**Written problem**
In the listing that follows, retype every line from the first through the one containing "from matplotlib.lines import Line2D". Pictures are to be left out.

++++++++++

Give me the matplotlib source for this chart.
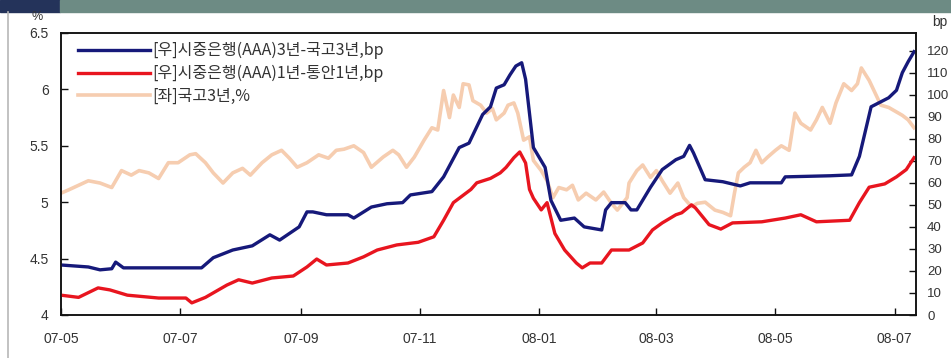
import pandas as pd
import matplotlib
matplotlib.use("Agg")
import matplotlib.pyplot as plt
import matplotlib.dates as mdates
from matplotlib.patches import Rectangle
from matplotlib.lines import Line2D

# [우] 시중은행(AAA) 3년 - 국고 3년 스프레드, bp
spread3_dates = [
    "2007-05-01", "2007-05-15", "2007-05-21", "2007-05-27", "2007-05-29", "2007-06-02",
    "2007-06-20", "2007-07-12", "2007-07-18", "2007-07-28", "2007-08-07", "2007-08-16",
    "2007-08-21", "2007-08-31", "2007-09-04", "2007-09-07", "2007-09-14", "2007-09-25",
    "2007-09-28", "2007-10-07", "2007-10-15", "2007-10-23", "2007-10-27", "2007-11-07",
    "2007-11-13", "2007-11-21", "2007-11-26", "2007-12-03", "2007-12-07", "2007-12-10",
    "2007-12-14", "2007-12-17", "2007-12-20", "2007-12-23", "2007-12-25", "2007-12-29",
    "2008-01-04", "2008-01-07", "2008-01-12", "2008-01-19", "2008-01-24", "2008-02-02",
    "2008-02-04", "2008-02-07", "2008-02-14", "2008-02-17", "2008-02-20", "2008-02-27",
    "2008-03-04", "2008-03-11", "2008-03-15", "2008-03-18", "2008-03-20", "2008-03-26",
    "2008-04-04", "2008-04-13", "2008-04-18", "2008-05-04", "2008-05-06", "2008-05-29",
    "2008-06-09", "2008-06-13", "2008-06-19", "2008-06-28", "2008-07-02", "2008-07-05",
    "2008-07-08", "2008-07-11",
]
spread3_bp = [
    22.7, 21.8, 20.5, 21.0, 24.0, 21.4,
    21.4, 21.4, 26.0, 29.5, 31.4, 36.4,
    34.0, 40.0, 46.8, 46.8, 45.5, 45.5,
    44.0, 49.0, 50.5, 51.0, 54.5, 56.0,
    62.7, 76.0, 78.0, 91.0, 94.5, 103.0,
    104.5, 109.0, 113.0, 114.5, 107.0, 76.0,
    67.0, 52.0, 43.0, 44.0, 40.0, 38.6,
    47.7, 51.0, 51.0, 47.7, 47.7, 58.0,
    66.0, 70.5, 72.0, 77.0, 73.6, 61.4,
    60.5, 58.6, 60.0, 60.0, 62.7, 63.2,
    63.6, 72.0, 94.5, 98.6, 102.0, 110.0,
    115.0, 119.5,
]

# [우] 시중은행(AAA) 1년 - 통안 1년 스프레드, bp
spread1_dates = [
    "2007-05-01", "2007-05-10", "2007-05-20", "2007-05-26", "2007-06-04", "2007-06-20",
    "2007-07-04", "2007-07-07", "2007-07-14", "2007-07-25", "2007-07-31", "2007-08-07",
    "2007-08-17", "2007-08-28", "2007-09-04", "2007-09-09", "2007-09-14", "2007-09-25",
    "2007-10-03", "2007-10-10", "2007-10-20", "2007-10-31", "2007-11-08", "2007-11-13",
    "2007-11-18", "2007-11-27", "2007-11-30", "2007-12-07", "2007-12-12", "2007-12-15",
    "2007-12-19", "2007-12-22", "2007-12-25", "2007-12-27", "2007-12-29", "2008-01-02",
    "2008-01-05", "2008-01-09", "2008-01-14", "2008-01-20", "2008-01-23", "2008-01-27",
    "2008-02-02", "2008-02-07", "2008-02-16", "2008-02-23", "2008-02-28", "2008-03-04",
    "2008-03-11", "2008-03-14", "2008-03-19", "2008-03-21", "2008-03-28", "2008-04-03",
    "2008-04-09", "2008-04-24", "2008-05-06", "2008-05-14", "2008-05-22", "2008-06-08",
    "2008-06-13", "2008-06-18", "2008-06-26", "2008-07-02", "2008-07-07", "2008-07-11",
]
spread1_bp = [
    9.0, 8.0, 12.3, 11.4, 9.0, 7.7,
    7.7, 5.5, 8.0, 13.6, 16.0, 14.5,
    16.8, 17.7, 21.8, 25.4, 22.7, 23.6,
    26.4, 29.5, 31.8, 33.0, 35.5, 43.0,
    51.0, 57.0, 60.0, 62.0, 64.5, 67.0,
    71.4, 74.0, 69.0, 57.0, 53.0, 47.7,
    51.0, 37.0, 29.5, 23.6, 21.4, 23.6,
    23.6, 29.5, 29.5, 32.7, 38.6, 41.8,
    45.5, 46.4, 50.0, 48.6, 41.0, 39.0,
    41.8, 42.3, 44.0, 45.5, 42.3, 43.0,
    51.0, 58.0, 59.5, 62.7, 66.0, 71.4,
]

# [좌] 국고 3년 금리, %
ktb3_dates = [
    "2007-05-01", "2007-05-05", "2007-05-10", "2007-05-15", "2007-05-21", "2007-05-27",
    "2007-06-01", "2007-06-06", "2007-06-10", "2007-06-15", "2007-06-20", "2007-06-25",
    "2007-06-30", "2007-07-06", "2007-07-09", "2007-07-14", "2007-07-18", "2007-07-23",
    "2007-07-28", "2007-08-02", "2007-08-06", "2007-08-12", "2007-08-17", "2007-08-22",
    "2007-08-26", "2007-08-30", "2007-09-04", "2007-09-10", "2007-09-15", "2007-09-19",
    "2007-09-23", "2007-09-28", "2007-10-03", "2007-10-07", "2007-10-13", "2007-10-18",
    "2007-10-21", "2007-10-25", "2007-10-29", "2007-11-03", "2007-11-07", "2007-11-10",
    "2007-11-13", "2007-11-16", "2007-11-18", "2007-11-21", "2007-11-23", "2007-11-26",
    "2007-11-28", "2007-12-02", "2007-12-05", "2007-12-08", "2007-12-10", "2007-12-14",
    "2007-12-16", "2007-12-19", "2007-12-21", "2007-12-24", "2007-12-27", "2007-12-29",
    "2008-01-02", "2008-01-05", "2008-01-08", "2008-01-11", "2008-01-15", "2008-01-18",
    "2008-01-21", "2008-01-25", "2008-01-30", "2008-02-03", "2008-02-07", "2008-02-10",
    "2008-02-15", "2008-02-16", "2008-02-20", "2008-02-23", "2008-02-27", "2008-03-01",
    "2008-03-04", "2008-03-08", "2008-03-12", "2008-03-15", "2008-03-19", "2008-03-22",
    "2008-03-26", "2008-03-31", "2008-04-04", "2008-04-08", "2008-04-10", "2008-04-12",
    "2008-04-15", "2008-04-18", "2008-04-21", "2008-04-24", "2008-04-27", "2008-05-01",
    "2008-05-04", "2008-05-08", "2008-05-11", "2008-05-14", "2008-05-19", "2008-05-22",
    "2008-05-25", "2008-05-29", "2008-06-01", "2008-06-05", "2008-06-09", "2008-06-12",
    "2008-06-14", "2008-06-18", "2008-06-21", "2008-06-24", "2008-06-28", "2008-07-02",
    "2008-07-05", "2008-07-08", "2008-07-11",
]
ktb3_pct = [
    5.08, 5.11, 5.15, 5.19, 5.17, 5.13,
    5.28, 5.24, 5.28, 5.26, 5.21, 5.35,
    5.35, 5.42, 5.43, 5.35, 5.26, 5.17,
    5.26, 5.30, 5.24, 5.35, 5.42, 5.46,
    5.39, 5.31, 5.35, 5.42, 5.39, 5.46,
    5.47, 5.50, 5.44, 5.31, 5.40, 5.46,
    5.42, 5.31, 5.40, 5.55, 5.66, 5.64,
    5.99, 5.75, 5.95, 5.84, 6.05, 6.04,
    5.90, 5.86, 5.79, 5.83, 5.73, 5.79,
    5.86, 5.88, 5.79, 5.55, 5.58, 5.37,
    5.28, 5.19, 5.04, 5.13, 5.11, 5.15,
    5.02, 5.08, 5.02, 5.09, 4.99, 4.93,
    5.04, 5.17, 5.28, 5.33, 5.22, 5.28,
    5.19, 5.08, 5.17, 5.04, 4.96, 4.99,
    5.00, 4.93, 4.91, 4.88, 5.08, 5.26,
    5.31, 5.35, 5.46, 5.35, 5.40, 5.46,
    5.50, 5.46, 5.79, 5.70, 5.64, 5.73,
    5.84, 5.70, 5.88, 6.05, 5.99, 6.05,
    6.19, 6.08, 5.97, 5.86, 5.84, 5.80,
    5.77, 5.73, 5.66,
]

labels = ["[우]시중은행(AAA)3년-국고3년,bp",
          "[우]시중은행(AAA)1년-통안1년,bp",
          "[좌]국고3년,%"]

NAVY = "#16197a"
RED = "#e8151f"
PEACH = "#f6cdb0"
TEXT = "#333333"

plt.rcParams["font.family"] = ["Liberation Sans", "DejaVu Sans"]
plt.rcParams["font.size"] = 10

fig = plt.figure(figsize=(9.51, 3.58), dpi=100)

# header strip and left rule
fig.patches.append(Rectangle((0, 1 - 12 / 358), 60 / 951, 12 / 358,
                             transform=fig.transFigure, color="#24335a", zorder=0))
fig.patches.append(Rectangle((60 / 951, 1 - 12 / 358), 1 - 60 / 951, 12 / 358,
                             transform=fig.transFigure, color="#6d8b84", zorder=0))
fig.lines.append(Line2D([8 / 951, 8 / 951], [0, 1 - 12 / 358], transform=fig.transFigure,
                        color="#b8b8b8", lw=1.2))

ax = fig.add_axes([61 / 951, 1 - 315 / 358, 855 / 951, 282 / 358])
ax2 = ax.twinx()

d_ktb = pd.to_datetime(ktb3_dates)
d_s3 = pd.to_datetime(spread3_dates)
d_s1 = pd.to_datetime(spread1_dates)

l_ktb, = ax.plot(d_ktb, ktb3_pct, color=PEACH, lw=2.6, solid_joinstyle="round")
l_s3, = ax2.plot(d_s3, spread3_bp, color=NAVY, lw=2.4, solid_joinstyle="round")
l_s1, = ax2.plot(d_s1, spread1_bp, color=RED, lw=2.4, solid_joinstyle="round")

ax.set_xlim(pd.Timestamp("2007-05-01"), pd.Timestamp("2008-07-12"))
ax.set_ylim(4, 6.5)
ax.set_yticks([4, 4.5, 5, 5.5, 6, 6.5])
ax.set_yticklabels(["4", "4.5", "5", "5.5", "6", "6.5"])
ax2.set_ylim(0, 128)
ax2.set_yticks(range(0, 121, 10))

ax.xaxis.set_major_locator(mdates.MonthLocator(bymonth=[1, 3, 5, 7, 9, 11]))
ax.xaxis.set_major_formatter(mdates.DateFormatter("%y-%m"))

for a in (ax, ax2):
    for s in a.spines.values():
        s.set_linewidth(1.1)
        s.set_color("#111111")
ax.tick_params(axis="both", direction="in", length=5, width=1, colors="#111111",
               labelcolor=TEXT, labelsize=10)
ax.tick_params(axis="x", pad=12)
ax.tick_params(axis="y", pad=9)
ax2.tick_params(axis="y", direction="in", length=5, width=1, colors="#111111",
                labelcolor=TEXT, labelsize=9.5, pad=8)

fig.text(37 / 951, 1 - 17 / 358, "%", ha="center", va="center", fontsize=9, color=TEXT)
fig.text(940 / 951, 1 - 22 / 358, "bp", ha="center", va="center", fontsize=10, color=TEXT)

fig.legend([l_s3, l_s1, l_ktb], labels, loc="upper left",
           bbox_to_anchor=(78 / 951, 1 - 42 / 358), frameon=False,
           prop={"family": ["Noto Sans CJK KR", "DejaVu Sans"], "size": 11.5},
           labelcolor=TEXT, handlelength=4.5, handletextpad=0.12,
           labelspacing=0.36, borderaxespad=0, borderpad=0)

fig.savefig("out.png", dpi=100)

++++++++++

**Expected output**
Give me the matplotlib source for this chart.
import pandas as pd
import matplotlib
matplotlib.use("Agg")
import matplotlib.pyplot as plt
import matplotlib.dates as mdates
from matplotlib.patches import Rectangle
from matplotlib.lines import Line2D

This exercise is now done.